The Planning Commission released the draft integrated energy policy today that outlines far-reaching changes in the energy sector including measures that need to be taken to reduce the cost of power to retail consumers.
The report, which will be tabled at the next meeting of the Energy Coordination Committee chaired by Prime Minister Manmohan Singh suggests a slew of measures to ‘‘reliably meet the demand for energy services of all sectors, including the lifelong energy needs of vulnerable households’’.
At a time when the power ministry is yet to issue the tariff policy, the draft policy in particular has several recommendations on how to reduce the cost of power, including linking the internal rate of return (IRR) on total capital employed bearing a ‘‘reasonable’’ relationship to the long-term government bond coupon at the time of approval.
Briefing reporters on the draft policy, Kirit Parikh, Member Planning Commission, confirmed that this energy policy is not necessarily in conformity with some of the policies being pursued by some of the line ministries and that this document gives the broad direction in which the country’s energy policy should move. Recognising the fact that power tariffs in India are among the highest in the world, the policy says it needs to be ensured that ‘‘all generation and transmission projects started in the XIth Plan and beyond should be competitively built on the basis of tariff-based bidding under a prescribed price cap’’.
The policy then adds that where cost-plus cannot be avoided and where payments are guaranteed by the Government of India, the effort should be to link the IRR to the long-term government bond coupon.
In fact, it advises the government that they should go in for bulk global bids to get the best possible rates. The policy says ‘‘standardise the unit size and invite global tenders for 20-30 units to get substantial bulk discount’’.
On the crucial issue of kickstarting reforms in the distribution sector, where experiences of privatisation in Delhi and Orissa have not been satisfactory, the draft policy suggests a margin-based bidding process that provides incentives to distributors but at the same time ensures costs (tariffs) are kept within reasonable limits.
According to the policy ‘‘distribution should be bid out on the basis of a distribution margin or paid for by a regulated distribution charge determined on a cost-plus basis, including profit mark up’’.

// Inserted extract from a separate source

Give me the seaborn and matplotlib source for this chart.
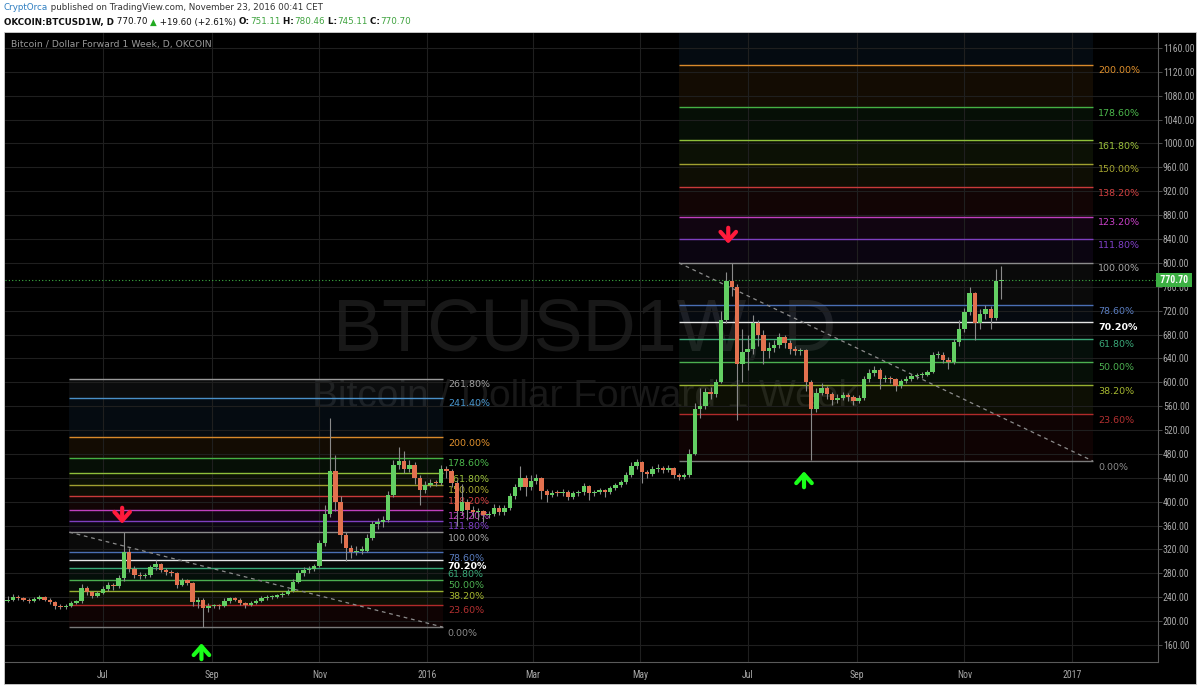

While the policy recognises the need for a separation of regulatory responsibility from the ministries, it also advocates the need for the government to ‘‘seed the capital markets to develop market-based instruments that effectively extend the tenure of debt available to power projects to say 20 years’’.
This, according to the policy, ‘‘will reduce the capacity charge in the earlier years and spread it more evenly over the life of the project’’.